Short task: Beginning with the first line, set down every line through the one containing "const yTicks = [1000, 2000, 3000, 4000, 5000];", exactly as it appears, but not the pictures.

Source material:
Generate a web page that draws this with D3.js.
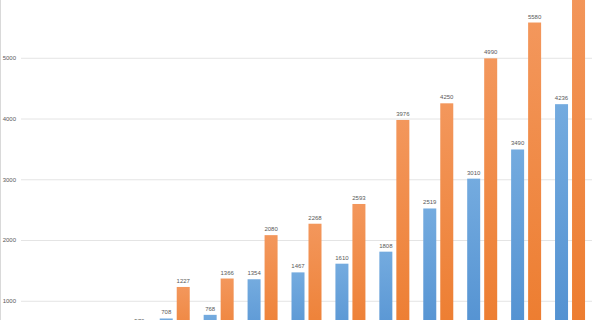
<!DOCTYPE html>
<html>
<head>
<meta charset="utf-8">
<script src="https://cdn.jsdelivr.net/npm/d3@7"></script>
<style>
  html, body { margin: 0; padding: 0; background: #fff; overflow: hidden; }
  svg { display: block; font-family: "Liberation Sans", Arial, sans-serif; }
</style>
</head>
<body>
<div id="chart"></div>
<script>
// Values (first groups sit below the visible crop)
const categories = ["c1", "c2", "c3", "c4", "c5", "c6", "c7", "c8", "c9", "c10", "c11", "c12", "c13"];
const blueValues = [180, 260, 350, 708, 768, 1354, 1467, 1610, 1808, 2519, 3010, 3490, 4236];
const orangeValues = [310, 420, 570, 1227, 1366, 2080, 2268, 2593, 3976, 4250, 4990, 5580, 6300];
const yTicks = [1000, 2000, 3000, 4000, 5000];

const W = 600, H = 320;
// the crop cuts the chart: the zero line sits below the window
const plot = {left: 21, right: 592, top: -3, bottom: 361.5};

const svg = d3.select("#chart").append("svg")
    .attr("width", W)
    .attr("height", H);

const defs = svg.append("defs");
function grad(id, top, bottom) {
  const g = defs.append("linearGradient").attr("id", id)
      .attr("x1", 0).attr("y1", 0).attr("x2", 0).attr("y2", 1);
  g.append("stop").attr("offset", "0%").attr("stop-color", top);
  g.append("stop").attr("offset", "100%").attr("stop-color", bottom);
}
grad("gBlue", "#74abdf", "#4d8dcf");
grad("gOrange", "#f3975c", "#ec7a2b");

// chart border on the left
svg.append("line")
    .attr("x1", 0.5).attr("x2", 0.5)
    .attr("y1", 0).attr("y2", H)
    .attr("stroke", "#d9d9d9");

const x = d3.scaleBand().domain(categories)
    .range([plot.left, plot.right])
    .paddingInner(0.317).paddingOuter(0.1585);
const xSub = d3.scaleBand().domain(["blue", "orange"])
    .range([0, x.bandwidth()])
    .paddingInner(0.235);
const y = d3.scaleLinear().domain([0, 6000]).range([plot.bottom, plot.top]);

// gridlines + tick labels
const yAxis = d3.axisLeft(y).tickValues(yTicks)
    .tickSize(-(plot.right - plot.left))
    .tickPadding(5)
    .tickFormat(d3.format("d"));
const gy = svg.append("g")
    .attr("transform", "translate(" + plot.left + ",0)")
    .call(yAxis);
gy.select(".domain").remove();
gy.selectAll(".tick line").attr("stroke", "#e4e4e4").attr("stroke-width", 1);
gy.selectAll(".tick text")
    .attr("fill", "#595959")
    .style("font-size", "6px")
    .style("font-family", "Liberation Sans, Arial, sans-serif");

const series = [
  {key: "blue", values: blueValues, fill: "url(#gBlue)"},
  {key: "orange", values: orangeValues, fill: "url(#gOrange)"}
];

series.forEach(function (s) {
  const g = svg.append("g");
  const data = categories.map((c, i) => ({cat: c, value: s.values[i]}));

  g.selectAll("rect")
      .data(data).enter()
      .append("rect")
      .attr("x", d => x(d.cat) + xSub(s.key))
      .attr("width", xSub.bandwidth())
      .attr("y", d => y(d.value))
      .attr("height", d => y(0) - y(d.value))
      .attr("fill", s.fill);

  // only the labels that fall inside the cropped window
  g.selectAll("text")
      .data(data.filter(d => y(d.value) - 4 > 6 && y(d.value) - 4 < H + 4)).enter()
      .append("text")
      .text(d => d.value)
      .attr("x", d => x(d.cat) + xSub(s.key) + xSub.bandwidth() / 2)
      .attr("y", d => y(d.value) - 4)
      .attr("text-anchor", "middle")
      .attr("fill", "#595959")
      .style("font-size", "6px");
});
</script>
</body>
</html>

Task output:
Generate a web page that draws this with D3.js.
<!DOCTYPE html>
<html>
<head>
<meta charset="utf-8">
<script src="https://cdn.jsdelivr.net/npm/d3@7"></script>
<style>
  html, body { margin: 0; padding: 0; background: #fff; overflow: hidden; }
  svg { display: block; font-family: "Liberation Sans", Arial, sans-serif; }
</style>
</head>
<body>
<div id="chart"></div>
<script>
// Values (first groups sit below the visible crop)
const categories = ["c1", "c2", "c3", "c4", "c5", "c6", "c7", "c8", "c9", "c10", "c11", "c12", "c13"];
const blueValues = [180, 260, 350, 708, 768, 1354, 1467, 1610, 1808, 2519, 3010, 3490, 4236];
const orangeValues = [310, 420, 570, 1227, 1366, 2080, 2268, 2593, 3976, 4250, 4990, 5580, 6300];
const yTicks = [1000, 2000, 3000, 4000, 5000];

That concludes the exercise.